Hold-to-Human Transition
The most critical detection — when a live person picks up after hold music:
def detect_hold_to_human_transition(self) -> bool:
"""
Check classification history for the pattern:
MUSIC, MUSIC, MUSIC, ... → LIVE_HUMAN/IVR_PROMPT
Requires:
- At least 3 recent MUSIC classifications
- Followed by 2+ speech classifications
- Speech has sufficient energy (not just noise)
"""
recent = self._history[-10:]
# Find the transition point
music_count = 0
speech_count = 0
for result in recent:
if result.audio_type == AudioClassification.MUSIC:
music_count += 1
speech_count = 0 # reset
elif result.audio_type in (AudioClassification.LIVE_HUMAN, AudioClassification.IVR_PROMPT):
speech_count += 1
return music_count >= 3 and speech_count >= 2
Classification Result
Each classification returns:
@dataclass
class ClassificationResult:
timestamp: float
audio_type: AudioClassification
confidence: float # 0.0 to 1.0
details: dict # Feature values, detected frequencies, etc.

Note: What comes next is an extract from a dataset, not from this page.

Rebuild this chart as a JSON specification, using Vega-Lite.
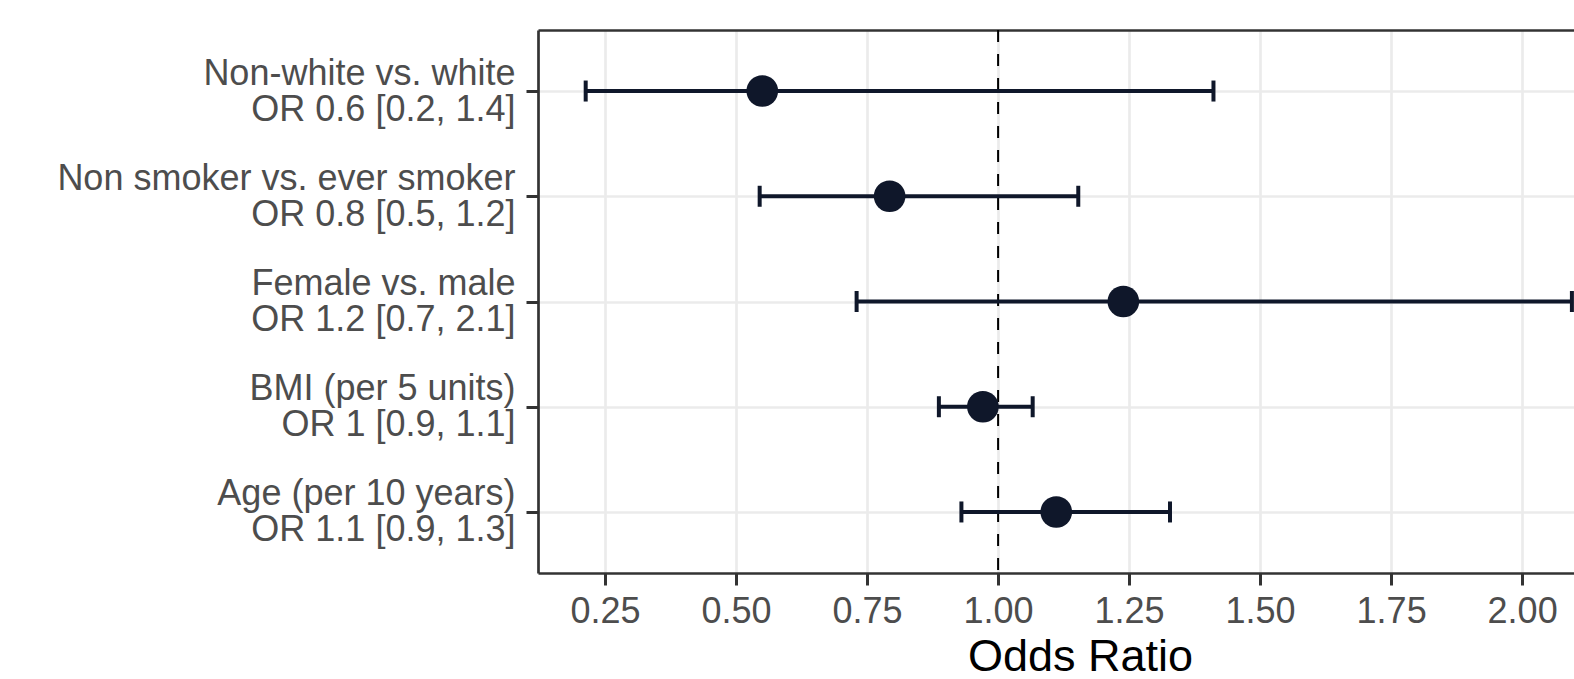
{
  "$schema": "https://vega.github.io/schema/vega-lite/v6.json",
  "width": 1036,
  "height": 543,
  "autosize": {"type": "none"},
  "padding": {"left": 538, "top": 30, "right": 0, "bottom": 106},
  "background": "white",
  "config": {"view": {"stroke": null}, "font": "Liberation Sans"},
  "data": {
    "values": [
      {"label": "Non-white vs. white|OR 0.6 [0.2, 1.4]", "or": 0.550, "lo": 0.213, "hi": 1.411},
      {"label": "Non smoker vs. ever smoker|OR 0.8 [0.5, 1.2]", "or": 0.793, "lo": 0.545, "hi": 1.153},
      {"label": "Female vs. male|OR 1.2 [0.7, 2.1]", "or": 1.239, "lo": 0.730, "hi": 2.095},
      {"label": "BMI (per 5 units)|OR 1 [0.9, 1.1]", "or": 0.971, "lo": 0.887, "hi": 1.066},
      {"label": "Age (per 10 years)|OR 1.1 [0.9, 1.3]", "or": 1.111, "lo": 0.930, "hi": 1.328}
    ]
  },
  "resolve": {"axis": {"x": "independent"}},
  "layer": [
    {
      "data": {"values": [{"ref": 1}]},
      "mark": {"type": "rule", "strokeDash": [12, 12], "strokeWidth": 2, "color": "black"},
      "encoding": {
        "x": {
          "field": "ref", "type": "quantitative",
          "scale": {"domain": [0.122, 2.099], "nice": false, "zero": false},
          "axis": {
            "orient": "bottom",
            "values": [0.25, 0.5, 0.75, 1, 1.25, 1.5, 1.75, 2],
            "format": ".2f",
            "grid": true, "gridColor": "#EBEBEB", "gridWidth": 2.7,
            "domainColor": "#333333", "domainWidth": 2.7,
            "tickColor": "#333333", "tickWidth": 3, "tickSize": 12,
            "labelFontSize": 36, "labelColor": "#4D4D4D", "labelPadding": 9,
            "labelFont": "Liberation Sans", "labelFlush": false, "labelOverlap": false,
            "title": "Odds Ratio", "titleFontSize": 45, "titleColor": "black",
            "titleFontWeight": "normal", "titleFont": "Liberation Sans",
            "titleX": 542, "titleY": 97, "titleBaseline": "alphabetic", "titleAlign": "center"
          }
        }
      }
    },
    {
      "mark": {"type": "rule", "strokeWidth": 4, "color": "#0f172a"},
      "encoding": {
        "y": {
          "field": "label", "type": "nominal", "sort": null,
          "scale": {"type": "point", "padding": 0.58},
          "axis": {
            "title": null,
            "labelExpr": "split(datum.label, '|')",
            "labelFontSize": 36, "labelColor": "#4D4D4D", "labelLineHeight": 36,
            "labelOffset": -18,
            "labelFont": "Liberation Sans", "labelPadding": 11, "labelLimit": 800,
            "tickSize": 12, "tickWidth": 3, "tickColor": "#333333",
            "domainColor": "#333333", "domainWidth": 2.7,
            "grid": true, "gridColor": "#EBEBEB", "gridWidth": 2.7
          }
        },
        "x": {
          "field": "lo", "type": "quantitative",
          "axis": {"orient": "top", "labels": false, "ticks": false, "grid": false, "domain": true, "domainColor": "#333333", "domainWidth": 2.7, "title": null}
        },
        "x2": {"field": "hi"}
      }
    },
    {
      "mark": {"type": "tick", "thickness": 4, "size": 21, "color": "#0f172a", "opacity": 1},
      "encoding": {
        "y": {"field": "label", "type": "nominal", "sort": null},
        "x": {"field": "lo", "type": "quantitative", "axis": null}
      }
    },
    {
      "mark": {"type": "tick", "thickness": 4, "size": 21, "color": "#0f172a", "opacity": 1},
      "encoding": {
        "y": {"field": "label", "type": "nominal", "sort": null},
        "x": {"field": "hi", "type": "quantitative", "axis": null}
      }
    },
    {
      "mark": {"type": "point", "shape": "circle", "filled": true, "size": 1000, "opacity": 1, "color": "#0f172a"},
      "encoding": {
        "y": {"field": "label", "type": "nominal", "sort": null},
        "x": {"field": "or", "type": "quantitative", "axis": null}
      }
    }
  ]
}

The details dict includes all extracted features, making it available for debugging and analytics:
{
"rms": 0.0423,
"spectral_flatness": 0.15,
"zcr": 0.087,
"dominant_freq": 440.0,
"spectral_centroid": 523.7,
"is_tonal": True
}
Configuration
| Setting | Description | Default |
|---|---|---|
CLASSIFIER_MUSIC_THRESHOLD |
Spectral flatness below this = music | 0.7 |
CLASSIFIER_SPEECH_THRESHOLD |
Spectral flatness above this = speech | 0.6 |
CLASSIFIER_SILENCE_THRESHOLD |
RMS below this = silence | 0.85 |
CLASSIFIER_WINDOW_SECONDS |
Audio window size for each classification | 3.0 |
Testing
The audio classifier has 18 unit tests covering:
- Silence detection (pure silence, very quiet, empty audio)
- Tone detection (440Hz ringback, 1000Hz test tone)
- DTMF detection (digit 5, digit 0)
- Speech detection (speech-like waveforms)
- Classification history (hold→human transition, IVR non-transition)
- Feature extraction (RMS, ZCR, spectral flatness, dominant frequency)
pytest tests/test_audio_classifier.py -v
Known issue:
test_complex_tone_as_musicis a known edge case where a multi-harmonic synthetic tone is classified asLIVE_HUMANinstead ofMUSIC. This is acceptable — real hold music has different characteristics than synthetic test signals.